To consolidate, disseminate, and gather information concerning the 710 expansion into our San Rafael neighborhood and into our surrounding neighborhoods. If you have an item that you would like posted on this blog, please e-mail the item to Peggy Drouet at pdrouet@earthlink.net

Thursday, September 4, 2014

Hollywood FlyAway experiences hiccups


By Lauren Jow, September 4, 2014


 Brian Flynn of Hollywood hops on to the FlyAway bus to LAX at the new stop in Hollywood on Wednesday.

 First days are difficult, I had to remind myself while waiting an hour and 15 minutes for a FlyAway shuttle to take me from the Los Angeles International Airport to a new stop in Hollywood.

Spoiler alert: The shuttle never came.
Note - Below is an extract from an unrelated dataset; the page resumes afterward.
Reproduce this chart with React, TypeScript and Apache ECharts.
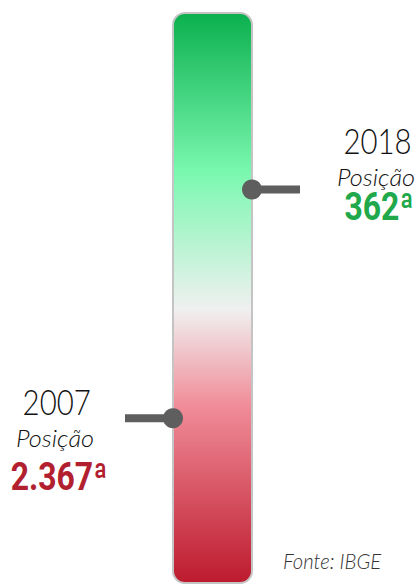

But the next one did, 15 minutes late.

Neither of us is new to the game. For years, FlyAway has been providing nonstop rides to and from the airport from Van Nuys, Union Station, Westwood and now Santa Monica and Hollywood. During my four years at UCLA, I was a loyal customer every holiday break, along with thousands of other students.

But drivers struggled through rush-hour traffic Wednesday along a new route from Hollywood to LAX. Shuttles take the 101 and 110 freeways to pick up and drop off passengers, scheduled every hour on the southeast corner of Hollywood Boulevard and Argyle Avenue.

The Hollywood stop opened a day after FlyAway ended service to Expo/La Brea, which had as few as one or two riders per day, according to Mary Grady, director of media and public relations for Los Angeles World Airports, which runs LAX and the FlyAway.

The changes to the shuttle service reflect a bumpy road in recent years that gradually is starting to straighten out.


FlyAway has been operating in the red for the past five years, though the deficit gets smaller every year, according to a December 2013 report by Los Angeles World Airports.

In 2013, fares increased by $1 for Union Station and Van Nuys – FlyAway’s two most popular stations – to make up for deficits.

FlyAway almost discontinued service to Westwood in 2011, but held off after outcry from residents and UCLA students. Even though lines stretch around the block during UCLA breaks and major holidays, Westwood has low ridership during the year, especially on weekdays.

Instead, FlyAway doubled Westwood fares from $5 to $10 and reduced service from every half hour to every hour. In 2012-2013, Westwood was the only route that made a profit.

Los Angeles World Airports is required to operate nine FlyAway routes by the end of 2015, according to a 2006 settlement reached with Los Angeles County, three cities and a community group based in Westchester.

FlyAway opened a Santa Monica route in July and ended service to Irvine in August 2012 because of low ridership. A line to Orange will open in early 2015, and the Torrance Transit Center will be completed mid- to late-2015, according to Marshall Lowe, a spokesman for Los Angeles World Airports.

Expanding FlyAway service is part of a massive renovation, as LAX tries to improve the ways travelers get to and from the airport. Although the shuttle service sometimes suffers from long wait lines, and isn’t as accessible or flexible as ride-sharing apps such as Uber or Lyft, supporters say it fills a need.

FlyAway is good for international travelers who aren’t familiar with ride-sharing apps and folks who want a cheaper option, said Leron Gubler, president and CEO of the Hollywood Chamber of Commerce.

“Transportation planners like to have a lot of arrows in their quiver to provide people with different options,” he said.


For his first time in Los Angeles, Michael Kuo had a relatively easy trip from LAX to the Airbnb apartment he’s staying at near Hollywood Boulevard and Vine Street, just a block from the new FlyAway stop.

After 50 minutes of waiting at the airport, Kuo hopped on the FlyAway for the last leg of his trip around the United States before he returns to Canberra, Australia.

Civic leaders hope the new FlyAway stop appeals to tourists like Kuo, who make Hollywood their main destination. Last year, 42 million visitors came to Los Angeles. The city expects those numbers to grow as the economy improves and attractions rebuild. The Walk of Fame is undergoing restoration, for example, and 1.5 million square feet of office space will be built in the next year.

“We are working to keep the stars shining,” L.A. City Councilmember Mitch O’Farrell said on Wednesday.

The FlyAway route, paired with the Metro Red Line stop at Hollywood Boulevard and Vine Street, will also appeal to business travelers and local residents, Gubler said.

“There are actually people that take mass transit,” he said.

Brian Flynn didn’t have a plan on how to get to the airport when he woke up Wednesday morning. So it’s a good thing he saw a Facebook post about the new FlyAway stop, just a six-block walk from his apartment.

“I wouldn’t mind waking up a couple hours earlier to spend a little less,” he said.

One $8 nap later, he was at the airport.